Additionally, throughout the program, PSS participants explored campus facilities, including PNNL's Aquatic Research Laboratory and attended relevant community tours, such as Wanapum Cultural Center, the Wild Horse Wind and Solar Facility, and McNary Dam.
"One of my favorite memories from the RENEW pathway summer school was our trip to the Wild Horse wind and solar farm. Most of us had never seen a wind turbine up close," shared Sonya Castillo, a Western Washington University student. "After spending the week learning about the fundamentals of renewable wind energy, we were able to see the science come to life. It was a very impactful educational experience."

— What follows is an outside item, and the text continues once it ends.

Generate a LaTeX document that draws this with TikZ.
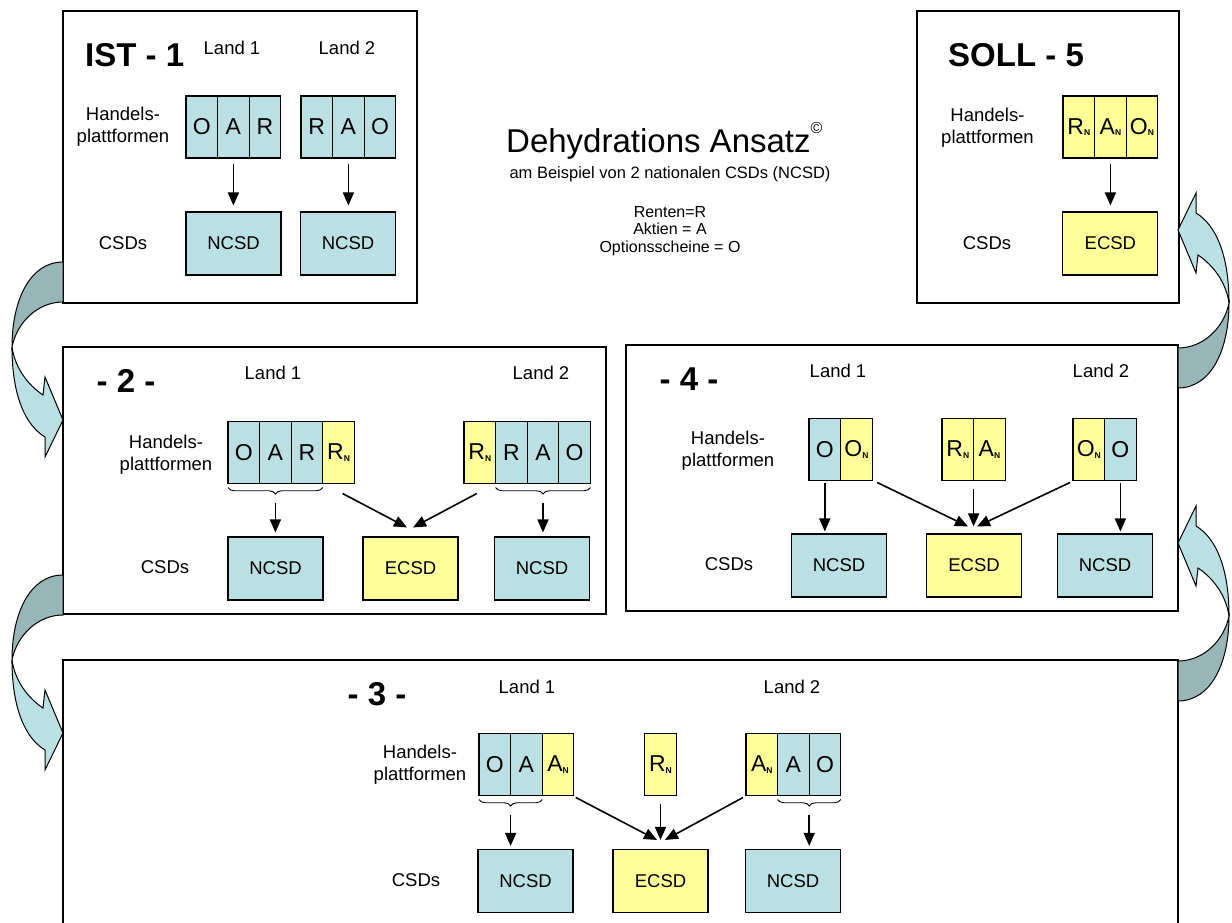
\documentclass[tikz,border=0pt]{standalone}
\usepackage{fontspec}
\setmainfont{Liberation Sans}
\usetikzlibrary{arrows.meta,decorations.pathreplacing}

\definecolor{hellblau}{RGB}{187,224,227}
\definecolor{hellgelb}{RGB}{255,255,153}
\definecolor{graublau}{RGB}{152,181,184}

\newcommand{\nidx}{\raisebox{-1.5pt}{\fontsize{8.5}{8.5}\selectfont\bfseries N}}

\tikzset{
  rahmen/.style={draw=black, line width=1.4pt, fill=white},
  zelle/.style={draw=black, line width=1.1pt, outer sep=0pt, inner sep=0pt,
    minimum width=31.6pt, minimum height=62pt, font=\fontsize{23}{23}\selectfont},
  blau/.style={zelle, fill=hellblau},
  gelb/.style={zelle, fill=hellgelb},
  csd/.style={draw=black, line width=1.1pt, inner sep=0pt,
    minimum width=95pt, minimum height=63pt, font=\fontsize{18.5}{18.5}\selectfont},
  ncsd/.style={csd, fill=hellblau},
  ecsd/.style={csd, fill=hellgelb},
  lbl/.style={inner sep=0pt, align=center, font=\fontsize{18.5}{22}\selectfont},
  nummer/.style={inner sep=0pt, font=\fontsize{33}{33}\selectfont\bfseries},
  legende/.style={inner sep=0pt, anchor=base, font=\fontsize{16}{16}\selectfont},
  pfeil/.style={line width=1.6pt, -{Triangle[length=13pt,width=11pt]}},
  klammer/.style={draw, line width=0.9pt, decorate,
    decoration={brace, mirror, amplitude=6.5pt, raise=4pt}},
  bogen/.pic={
    \filldraw[fill=graublau, draw=black, line width=1pt]
      (63,262) .. controls (30,262) and (12,300) .. (12,347)
      .. controls (17,322) and (38,302) .. (63,302) -- cycle;
    \filldraw[fill=hellblau, draw=black, line width=1pt]
      (12,347) .. controls (15,368) and (28,385) .. (43,395)
      -- (45,377) -- (63,420) -- (45,457) -- (45,437)
      .. controls (25,425) and (12,395) .. (12,347) -- cycle;
  }
}

\begin{document}
\begin{tikzpicture}[x=1pt, y=-1pt]
  \path[use as bounding box, fill=white] (0,0) rectangle (1232,923);

  \draw[rahmen] (63,11) rectangle (417,303);
  \node[nummer, anchor=base west] (t1) at (85,66.5) {IST - 1};
  \node[lbl] (p1l1) at (232,48) {Land 1};
  \node[lbl] (p1l2) at (347,48) {Land 2};
  \node[lbl] (p1h) at (123,126.5) {Handels-\\plattformen};
  \node[lbl] (p1csd) at (123,243) {CSDs};
  \node[blau] (p1a1) at (201.8,127) {O};
  \node[blau] (p1a2) at (233.4,127) {A};
  \node[blau] (p1a3) at (265,127) {R};
  \node[blau] (p1b1) at (316.8,127) {R};
  \node[blau] (p1b2) at (348.4,127) {A};
  \node[blau] (p1b3) at (380,127) {O};
  \node[ncsd] (p1n1) at (233.5,243.5) {NCSD};
  \node[ncsd] (p1n2) at (348,243.5) {NCSD};
  \draw[pfeil, shorten <=6pt, shorten >=6pt] (p1a2.south) -- (p1a2.south |- p1n1.north);
  \draw[pfeil, shorten <=6pt, shorten >=6pt] (p1b2.south) -- (p1b2.south |- p1n2.north);

  \draw[rahmen] (917,11) rectangle (1179,303);
  \node[nummer, anchor=base west] (t5) at (948,66.5) {SOLL - 5};
  \node[lbl] (p5h) at (987.5,127.5) {Handels-\\plattformen};
  \node[lbl] (p5csd) at (987,243) {CSDs};
  \node[gelb] (p5a1) at (1078.8,127) {R\nidx};
  \node[gelb] (p5a2) at (1110.4,127) {A\nidx};
  \node[gelb] (p5a3) at (1142,127) {O\nidx};
  \node[ecsd] (p5e) at (1110.4,243.5) {ECSD};
  \draw[pfeil, shorten <=6pt, shorten >=6pt] (p5a2.south) -- (p5e.north);

  \node[anchor=base west, inner sep=0pt, font=\fontsize{33}{33}\selectfont] (haupttitel) at (506,153)
    {Dehydrations Ansatz\raisebox{19pt}{\fontsize{16}{16}\selectfont\textcopyright}};
  \node[legende, font=\fontsize{16.5}{16.5}\selectfont] (untertitel) at (670,178.5)
    {am Beispiel von 2 nationalen CSDs (NCSD)};
  \node[legende] (leg1) at (670,217) {Renten=R};
  \node[legende] (leg2) at (670,234.5) {Aktien = A};
  \node[legende] (leg3) at (670,252) {Optionsscheine = O};

  \draw[rahmen] (63,347) rectangle (606,614);
  \node[nummer, anchor=base] (t2) at (126,392) {- 2 -};
  \node[lbl] (p2l1) at (273,373) {Land 1};
  \node[lbl] (p2l2) at (541,373) {Land 2};
  \node[lbl] (p2h) at (166,454.5) {Handels-\\plattformen};
  \node[lbl] (p2csd) at (165,567) {CSDs};
  \node[blau] (p2a1) at (243.8,452.5) {O};
  \node[blau] (p2a2) at (275.4,452.5) {A};
  \node[blau] (p2a3) at (307,452.5) {R};
  \node[gelb] (p2a4) at (338.6,452.5) {R\nidx};
  \node[gelb] (p2b1) at (479.8,452.5) {R\nidx};
  \node[blau] (p2b2) at (511.4,452.5) {R};
  \node[blau] (p2b3) at (543,452.5) {A};
  \node[blau] (p2b4) at (574.6,452.5) {O};
  \node[ncsd] (p2n1) at (275.5,568.5) {NCSD};
  \node[ecsd] (p2e) at (410.5,568.5) {ECSD};
  \node[ncsd] (p2n2) at (542,568.5) {NCSD};
  \draw[klammer] (p2a1.south west) -- (p2a3.south east);
  \draw[klammer] (p2b2.south west) -- (p2b4.south east);
  \draw[pfeil, shorten <=19pt, shorten >=4pt] (p2a2.south) -- (p2a2.south |- p2n1.north);
  \draw[pfeil] ([shift={(4,10)}]p2a4.south) -- ([shift={(-3.5,-9)}]p2e.north);
  \draw[pfeil] ([shift={(-3,10)}]p2b1.south) -- ([shift={(2.5,-9)}]p2e.north);
  \draw[pfeil, shorten <=19pt, shorten >=4pt] (p2b3.south) -- (p2b3.south |- p2n2.north);

  \draw[rahmen] (626,345) rectangle (1178,611);
  \node[nummer, anchor=base] (t4) at (689,390) {- 4 -};
  \node[lbl] (p4l1) at (838,371) {Land 1};
  \node[lbl] (p4l2) at (1101,371) {Land 2};
  \node[lbl] (p4h) at (728,451) {Handels-\\plattformen};
  \node[lbl] (p4csd) at (729,564) {CSDs};
  \node[blau] (p4a1) at (824.8,449.5) {O};
  \node[gelb] (p4a2) at (856.4,449.5) {O\nidx};
  \node[gelb] (p4b1) at (957.8,449.5) {R\nidx};
  \node[gelb] (p4b2) at (989.4,449.5) {A\nidx};
  \node[gelb] (p4c1) at (1088.8,449.5) {O\nidx};
  \node[blau] (p4c2) at (1120.4,449.5) {O};
  \node[ncsd] (p4n1) at (839,565.5) {NCSD};
  \node[ecsd] (p4e) at (974,565.5) {ECSD};
  \node[ncsd] (p4n2) at (1105,565.5) {NCSD};
  \draw[pfeil, shorten <=2pt, shorten >=2pt] (p4a1.south) -- (p4a1.south |- p4n1.north);
  \draw[pfeil] ([shift={(5,2)}]p4a2.south east) -- ([shift={(-6,-7)}]p4e.north);
  \draw[pfeil, shorten <=8pt, shorten >=7pt] (p4b1.south east) -- (p4b1.south east |- p4e.north);
  \draw[pfeil] ([shift={(-3,2)}]p4c1.south west) -- ([shift={(3,-7)}]p4e.north);
  \draw[pfeil, shorten <=2pt, shorten >=2pt] (p4c2.south) -- (p4c2.south |- p4n2.north);

  \draw[rahmen] (63,660) rectangle (1178,940);
  \node[nummer, anchor=base] (t3) at (377,705) {- 3 -};
  \node[lbl] (p3l1) at (527,686.5) {Land 1};
  \node[lbl] (p3l2) at (792,686.5) {Land 2};
  \node[lbl] (p3h) at (420,765) {Handels-\\plattformen};
  \node[lbl] (p3csd) at (416,880) {CSDs};
  \node[blau] (p3a1) at (494.8,764.5) {O};
  \node[blau] (p3a2) at (526.4,764.5) {A};
  \node[gelb] (p3a3) at (558,764.5) {A\nidx};
  \node[gelb] (p3b1) at (660.5,764.5) {R\nidx};
  \node[gelb] (p3c1) at (761.8,764.5) {A\nidx};
  \node[blau] (p3c2) at (793.4,764.5) {A};
  \node[blau] (p3c3) at (825,764.5) {O};
  \node[ncsd] (p3n1) at (525.5,881) {NCSD};
  \node[ecsd] (p3e) at (660.5,881) {ECSD};
  \node[ncsd] (p3n2) at (793,881) {NCSD};
  \draw[klammer] (p3a1.south west) -- (p3a2.south east);
  \draw[klammer] (p3c2.south west) -- (p3c3.south east);
  \draw[pfeil, shorten <=19pt, shorten >=3pt] (p3a1.south east) -- (p3a1.south east |- p3n1.north);
  \draw[pfeil] ([shift={(2,2)}]p3a3.south east) -- ([shift={(-3.5,-9)}]p3e.north);
  \draw[pfeil, shorten <=8pt, shorten >=9pt] (p3b1.south) -- (p3e.north);
  \draw[pfeil] ([shift={(-3,2)}]p3c1.south west) -- ([shift={(4.5,-9)}]p3e.north);
  \draw[pfeil, shorten <=19pt, shorten >=3pt] (p3c2.south east) -- (p3c2.south east |- p3n2.north);

  \pic at (0,0) {bogen};
  \pic at (0,313) {bogen};
  \pic[rotate=180] at (1241,650) {bogen};
  \pic[rotate=180] at (1241,963) {bogen};
\end{tikzpicture}
\end{document}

During the PNNL celebration of the PSS participants, the students shared stories of change, inspiration, and ambition. It became evident to the family and community seated in the room that PSS truly was transformative in the lives of the participating students, opening pathways they had never envisioned.
Ciera Skelly, a Peninsula College student, explained it clearly: “In the ideal world, everyone would be able to have an experience like this. I had never had an experience like this one. I have a better understanding of the opportunities that national labs offer and why STEM careers are important. I also have a better understanding of renewable energy sources and how vital renewable energy is to live sustainably as a society.”
These future STEM leaders are now pursuing their academic and career pathways. After the PSS @ PNNL, some of the students are realigning their academic major choices to embrace the promise of energy careers and others are embarking on internships with PNNL. Most importantly, as students shared their research and projects from the summer, they described how the experience instilled a sense of purpose, kindled ambition, and expanded their horizons. They stood at the threshold of their futures, confident and poised to seize opportunities they had never dreamed of before.
“Experiences like these are important to future generations because it makes the dream of a sustainable world more attainable,” Castillo affirmed.